30/12/2010 - 7:50
As principais cidades da Bolívia estavam paralisadas nesta quinta-feira por uma greve dos transportes coletivos e por barricadas, em protesto contra uma alta de até 80% dos combustíveis, num clima de crescente descontentamento que o presidente Evo Morales tentou resolver com aumentos salariais.
El Alto, a cidade-dormitório vizinha a La Paz e principal feudo eleitoral de Evo Morales, liderava os protestos com a mobilização de milhares de pessoas, que montavam barricadas com pneus em chamas e apedrejavam edifícios de organizações relacionadas ao presidente, comprovou um jornalista da AFP.
Em La Paz, onde o Palácio presidencial era protegido por militares, o transporte público havia quase desaparecido desde cedo e a população tinha dificuldades para se deslocar. Nos mercados, eram grandes as filas de cidadãos em busca de alimentos, que começam a ficar escassos.
Na cidade de Cochabamba, a 400 km de La Paz, os grevistas do transporte de carga instalaram veículos pesados nas interseções das ruas de acesso, impedindo a circulação, segundo mostraram imagens de TV.
Santa Cruz de la Sierra, motor do desenvolvimento boliviano, também foi muito afetada pela paralisação do transporte, e organizações civis anunciavam manifestações para esta quinta-feira.
Os protestos são contra um decreto anunciado no domingo pelo governo, que aumentou os preços da gasolina (83%) e do diesel (73%).
Desde então, os transportes estipularam altas de até 100% de suas tarifas.
No início, o governo pretendeu – sem sucesso – reduzir o aumento em 30%, mas nesta quinta-feira Morales permitiu que os transportes decidissem os valores de suas tarifas, convencido de que a lei da oferta e da procura os obrigará a abaixar os preços das passagens.
Entre os transportes “haverá uma concorrência, as tarifas vão diminuir”, disse Morales.

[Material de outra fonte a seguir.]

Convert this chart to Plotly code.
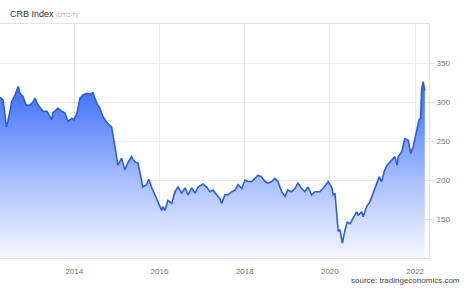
import plotly.graph_objects as go

dates = [
    "2012-04-04", "2012-04-29", "2012-05-16", "2012-05-29", "2012-06-11", "2012-07-13",
    "2012-08-10", "2012-09-08", "2012-09-22", "2012-10-18", "2012-11-13", "2012-12-17",
    "2013-01-12", "2013-01-29", "2013-02-24", "2013-04-08", "2013-05-12", "2013-06-21",
    "2013-07-02", "2013-08-14", "2013-09-17", "2013-10-13", "2013-11-08", "2013-12-12",
    "2013-12-29", "2014-01-24", "2014-02-19", "2014-03-16", "2014-04-19", "2014-05-15",
    "2014-06-09", "2014-07-14", "2014-08-09", "2014-09-04", "2014-10-16", "2014-11-17",
    "2014-12-15", "2015-01-10", "2015-02-11", "2015-03-10", "2015-04-05", "2015-05-06",
    "2015-06-04", "2015-06-30", "2015-07-31", "2015-08-11", "2015-09-12", "2015-10-02",
    "2015-10-25", "2015-11-23", "2015-12-19", "2016-01-20", "2016-01-31", "2016-02-17",
    "2016-03-14", "2016-04-15", "2016-05-13", "2016-06-08", "2016-07-10", "2016-08-07",
    "2016-09-02", "2016-10-04", "2016-11-01", "2016-11-27", "2017-01-08", "2017-02-09",
    "2017-03-09", "2017-04-04", "2017-05-05", "2017-06-03", "2017-06-17", "2017-07-16",
    "2017-08-11", "2017-09-12", "2017-10-10", "2017-11-05", "2017-12-07", "2018-01-03",
    "2018-01-29", "2018-03-01", "2018-03-30", "2018-04-24", "2018-05-26", "2018-06-24",
    "2018-07-19", "2018-08-20", "2018-09-17", "2018-10-13", "2018-11-14", "2018-12-12",
    "2019-01-06", "2019-02-07", "2019-03-07", "2019-04-02", "2019-05-04", "2019-06-01",
    "2019-06-27", "2019-07-29", "2019-08-26", "2019-10-08", "2019-11-02", "2019-12-04",
    "2019-12-18", "2020-01-16", "2020-01-30", "2020-02-14", "2020-02-28", "2020-03-13",
    "2020-03-28", "2020-04-17", "2020-05-10", "2020-05-29", "2020-06-22", "2020-07-20",
    "2020-08-18", "2020-09-01", "2020-09-29", "2020-10-13", "2020-11-11", "2020-12-09",
    "2021-01-07", "2021-02-05", "2021-02-27", "2021-03-19", "2021-04-16", "2021-05-06",
    "2021-05-29", "2021-06-21", "2021-07-11", "2021-07-31", "2021-08-09", "2021-09-07",
    "2021-10-05", "2021-11-03", "2021-11-24", "2021-12-16", "2022-01-14", "2022-02-03",
    "2022-02-17", "2022-02-26", "2022-03-11", "2022-03-25",
]

crb_values = [
    306, 303, 285, 268, 275, 300,
    309, 320, 311, 307, 296, 296,
    300, 305, 296, 288, 288, 277,
    286, 292, 288, 286, 275, 279,
    277, 286, 305, 309, 311, 310,
    312, 298, 292, 281, 272, 268,
    243, 219, 228, 213, 222, 230,
    223, 222, 200, 191, 194, 201,
    191, 181, 174, 161, 166, 161,
    174, 170, 185, 191, 183, 190,
    181, 190, 183, 191, 195, 191,
    185, 187, 181, 176, 170, 181,
    181, 185, 187, 194, 189, 200,
    198, 198, 202, 206, 204, 198,
    196, 198, 202, 198, 185, 179,
    187, 185, 189, 196, 189, 185,
    191, 181, 185, 185, 189, 196,
    198, 191, 181, 183, 161, 134,
    136, 119, 136, 146, 144, 151,
    159, 155, 159, 153, 166, 172,
    183, 194, 204, 198, 213, 219,
    223, 226, 230, 219, 230, 236,
    253, 251, 234, 243, 264, 277,
    279, 317, 326, 315,
]

y_tick_values = [150, 200, 250, 300, 350]
y_tick_labels = ["150", "200", "250", "300", "350"]

fig = go.Figure()
fig.add_trace(go.Scatter(
    x=dates,
    y=crb_values,
    mode="lines",
    line=dict(color="#2c5ee0", width=1.6),
    fill="tozeroy",
    fillgradient=dict(
        type="vertical",
        start=100,
        stop=330,
        colorscale=[[0, "rgb(246,248,255)"], [0.45, "rgb(165,188,255)"], [1, "rgb(52,104,245)"]],
    ),
    hoverinfo="skip",
))

fig.update_layout(
    width=468,
    height=294,
    margin=dict(l=0, r=39, t=24, b=36),
    paper_bgcolor="white",
    plot_bgcolor="white",
    showlegend=False,
    font=dict(family="Liberation Sans, Arial, sans-serif", size=8, color="#666"),
    xaxis=dict(
        type="date",
        range=["2012-04-04", "2022-04-30"],
        tick0="2014-01-01",
        dtick="M24",
        tickformat="%Y",
        showgrid=True,
        gridcolor="#ebebeb",
        gridwidth=1,
        showline=True,
        linecolor="#e2e2e2",
        mirror=True,
        ticks="outside",
        ticklen=5,
        tickcolor="rgba(0,0,0,0)",
        tickfont=dict(size=8, color="#777"),
        zeroline=False,
    ),
    yaxis=dict(
        side="right",
        range=[100, 400],
        tickvals=y_tick_values,
        ticktext=y_tick_labels,
        showgrid=True,
        gridcolor="#ebebeb",
        gridwidth=1,
        showline=True,
        linecolor="#e2e2e2",
        ticks="outside",
        ticklen=5,
        tickcolor="#e2e2e2",
        tickfont=dict(size=8, color="#777"),
        zeroline=False,
    ),
)

fig.add_annotation(
    x=8 / 429, y=1 + 10 / 234, xref="paper", yref="paper", xanchor="left", yanchor="middle",
    text="CRB Index <span style='font-size:6px;color:#aaa'>(UTC-7)</span>",
    showarrow=False, font=dict(size=9, color="#333"),
)

fig.add_annotation(
    x=1 + 33 / 429, y=-22 / 234, xref="paper", yref="paper",
    xanchor="right", yanchor="middle",
    text="source: tradingeconomics.com",
    showarrow=False, font=dict(size=8, color="#444"),
)

fig.write_html("out.html")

Na quarta-feira, o presidente justificou a alta da gasolina explicando que, por ano, o país perdia 150 milhões de dólares em combustível contrabandeado aos países vizinhos.
A Bolívia tem um consumo de 35 mil de barris diários de petróleo, e em 2010 produziu apenas 4.500 barris diários. O restante é importado, principalmente de Venezuela e Argentina.
Para suavizar a alta, Morales aumentou em 20% o salário das Forças Armadas, da polícia e dos funcionários da saúde e da educação.
O presidente também anunciou outras medidas, como incentivos a agricultores e seguros de colheita.
O líder opositor e ex-aliado do governo Juan del Granado propôs um referendo para resolver os custos dos combustíveis.
“Diante da decepção, diante da desilusão, diante dos protestos das pessoas, diante da improvisação do governo propomos que seja convocado um referendo” para manter ou não a vigência do decreto de aumento de tarifas, afirmou Del Granado.
“Presidente Evo Morales, não tenhamos medo do critério das pessoas, vamos consultar o povo”, disse.
A medida de Morales também foi criticada por ser “neoliberal” pelo ex-vice-presidente indígena Víctor Hugo Cárdenas, um adversário de longa data.
“Com sua mensagem e o ‘gasolinaço’, desapareceu o Evo antineoliberal e antimercado e nasceu o Evo e o governo neoliberais e sujeitos às regras de mercado”, disse à imprensa local.
Em meio à confusão, houve fortes rumores nesta quarta-feira sobre um iminente “corralito” (congelamento de depósitos bancários), uma desvalorização do dólar de quase 30% e inclusive o confisco de poupanças em dólares.
“Garanto a vocês que não haverá nenhum ‘corralito’ bancário, alguns meios de comunicação enganam”, disse o presidente pela televisão.
Por sua vez, o presidente da Associação Nacional de Bancos da Bolívia, Juan Carlos Salaues, garantiu “de uma maneira muito enfática” que “não há nenhuma medida que vá afetar o sistema financeiro do ponto de vista da política monetária”.